[Recorded information start]
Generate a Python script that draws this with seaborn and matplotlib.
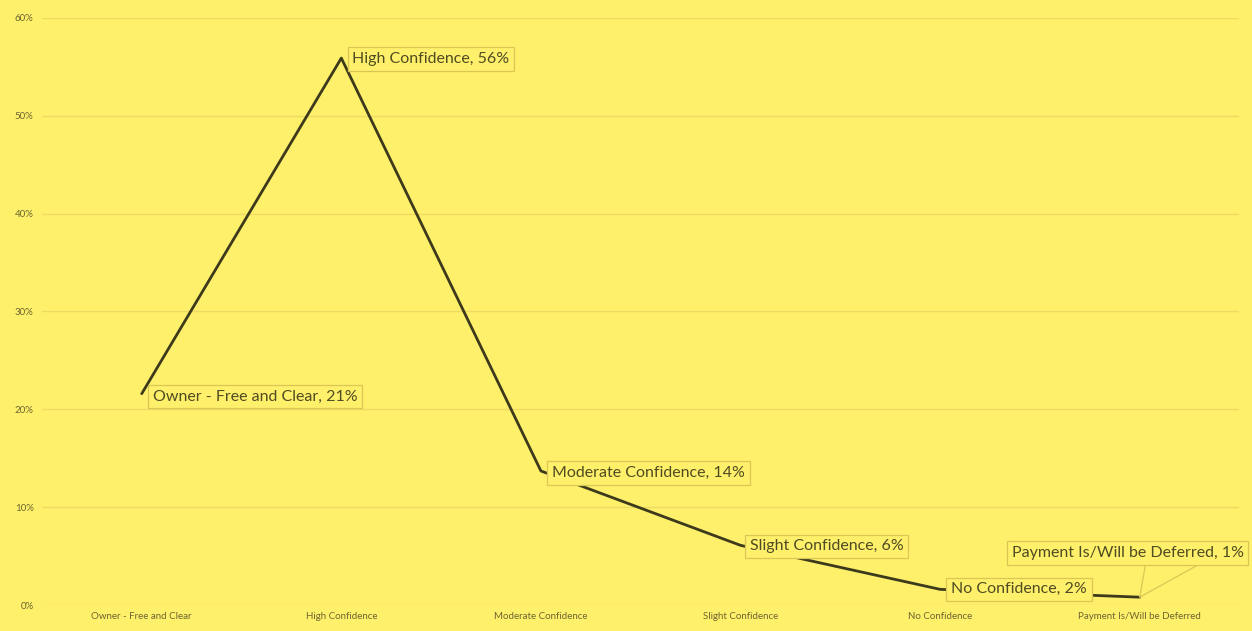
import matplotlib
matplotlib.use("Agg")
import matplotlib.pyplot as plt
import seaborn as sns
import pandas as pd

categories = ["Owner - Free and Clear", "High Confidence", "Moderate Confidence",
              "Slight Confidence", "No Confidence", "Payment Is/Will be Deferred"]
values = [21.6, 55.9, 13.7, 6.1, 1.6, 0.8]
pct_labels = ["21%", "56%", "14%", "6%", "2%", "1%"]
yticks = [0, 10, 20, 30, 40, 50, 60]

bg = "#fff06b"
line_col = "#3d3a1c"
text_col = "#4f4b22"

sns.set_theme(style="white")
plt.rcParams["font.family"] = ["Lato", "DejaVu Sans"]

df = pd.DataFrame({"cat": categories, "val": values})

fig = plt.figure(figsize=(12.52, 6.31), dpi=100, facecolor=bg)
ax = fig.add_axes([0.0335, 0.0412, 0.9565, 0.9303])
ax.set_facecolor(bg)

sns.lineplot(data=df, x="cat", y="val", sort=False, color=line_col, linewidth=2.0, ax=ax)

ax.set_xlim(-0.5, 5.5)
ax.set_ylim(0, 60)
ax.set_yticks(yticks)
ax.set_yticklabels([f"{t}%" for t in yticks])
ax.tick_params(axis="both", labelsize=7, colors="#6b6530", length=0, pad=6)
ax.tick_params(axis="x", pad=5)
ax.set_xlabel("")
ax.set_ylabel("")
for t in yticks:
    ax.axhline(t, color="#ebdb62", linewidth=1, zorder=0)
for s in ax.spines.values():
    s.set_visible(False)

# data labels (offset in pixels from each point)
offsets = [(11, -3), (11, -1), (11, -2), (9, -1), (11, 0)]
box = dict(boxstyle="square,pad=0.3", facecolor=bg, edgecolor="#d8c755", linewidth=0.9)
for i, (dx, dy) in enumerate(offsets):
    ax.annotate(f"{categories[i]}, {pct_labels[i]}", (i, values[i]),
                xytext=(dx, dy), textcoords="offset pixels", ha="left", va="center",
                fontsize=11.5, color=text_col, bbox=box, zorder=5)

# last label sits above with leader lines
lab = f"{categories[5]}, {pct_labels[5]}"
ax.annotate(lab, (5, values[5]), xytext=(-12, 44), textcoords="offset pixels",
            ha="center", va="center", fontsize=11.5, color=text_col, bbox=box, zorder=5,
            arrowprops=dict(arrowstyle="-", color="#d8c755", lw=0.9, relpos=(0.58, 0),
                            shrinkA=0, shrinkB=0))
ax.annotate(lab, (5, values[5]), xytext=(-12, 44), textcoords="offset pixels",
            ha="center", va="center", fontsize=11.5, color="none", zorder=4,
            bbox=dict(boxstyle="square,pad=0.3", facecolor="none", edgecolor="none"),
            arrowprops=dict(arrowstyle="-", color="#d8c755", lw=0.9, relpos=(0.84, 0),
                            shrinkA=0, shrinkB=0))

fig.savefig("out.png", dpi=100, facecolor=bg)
[Recorded information end]
Every line from the top of the material above through the line with "fontsize=11.5, color=text_col, bbox=box, zorder=5)" should be duplicated exactly, please; leave out the pictures.

Generate a Python script that draws this with seaborn and matplotlib.
import matplotlib
matplotlib.use("Agg")
import matplotlib.pyplot as plt
import seaborn as sns
import pandas as pd

categories = ["Owner - Free and Clear", "High Confidence", "Moderate Confidence",
              "Slight Confidence", "No Confidence", "Payment Is/Will be Deferred"]
values = [21.6, 55.9, 13.7, 6.1, 1.6, 0.8]
pct_labels = ["21%", "56%", "14%", "6%", "2%", "1%"]
yticks = [0, 10, 20, 30, 40, 50, 60]

bg = "#fff06b"
line_col = "#3d3a1c"
text_col = "#4f4b22"

sns.set_theme(style="white")
plt.rcParams["font.family"] = ["Lato", "DejaVu Sans"]

df = pd.DataFrame({"cat": categories, "val": values})

fig = plt.figure(figsize=(12.52, 6.31), dpi=100, facecolor=bg)
ax = fig.add_axes([0.0335, 0.0412, 0.9565, 0.9303])
ax.set_facecolor(bg)

sns.lineplot(data=df, x="cat", y="val", sort=False, color=line_col, linewidth=2.0, ax=ax)

ax.set_xlim(-0.5, 5.5)
ax.set_ylim(0, 60)
ax.set_yticks(yticks)
ax.set_yticklabels([f"{t}%" for t in yticks])
ax.tick_params(axis="both", labelsize=7, colors="#6b6530", length=0, pad=6)
ax.tick_params(axis="x", pad=5)
ax.set_xlabel("")
ax.set_ylabel("")
for t in yticks:
    ax.axhline(t, color="#ebdb62", linewidth=1, zorder=0)
for s in ax.spines.values():
    s.set_visible(False)

# data labels (offset in pixels from each point)
offsets = [(11, -3), (11, -1), (11, -2), (9, -1), (11, 0)]
box = dict(boxstyle="square,pad=0.3", facecolor=bg, edgecolor="#d8c755", linewidth=0.9)
for i, (dx, dy) in enumerate(offsets):
    ax.annotate(f"{categories[i]}, {pct_labels[i]}", (i, values[i]),
                xytext=(dx, dy), textcoords="offset pixels", ha="left", va="center",
                fontsize=11.5, color=text_col, bbox=box, zorder=5)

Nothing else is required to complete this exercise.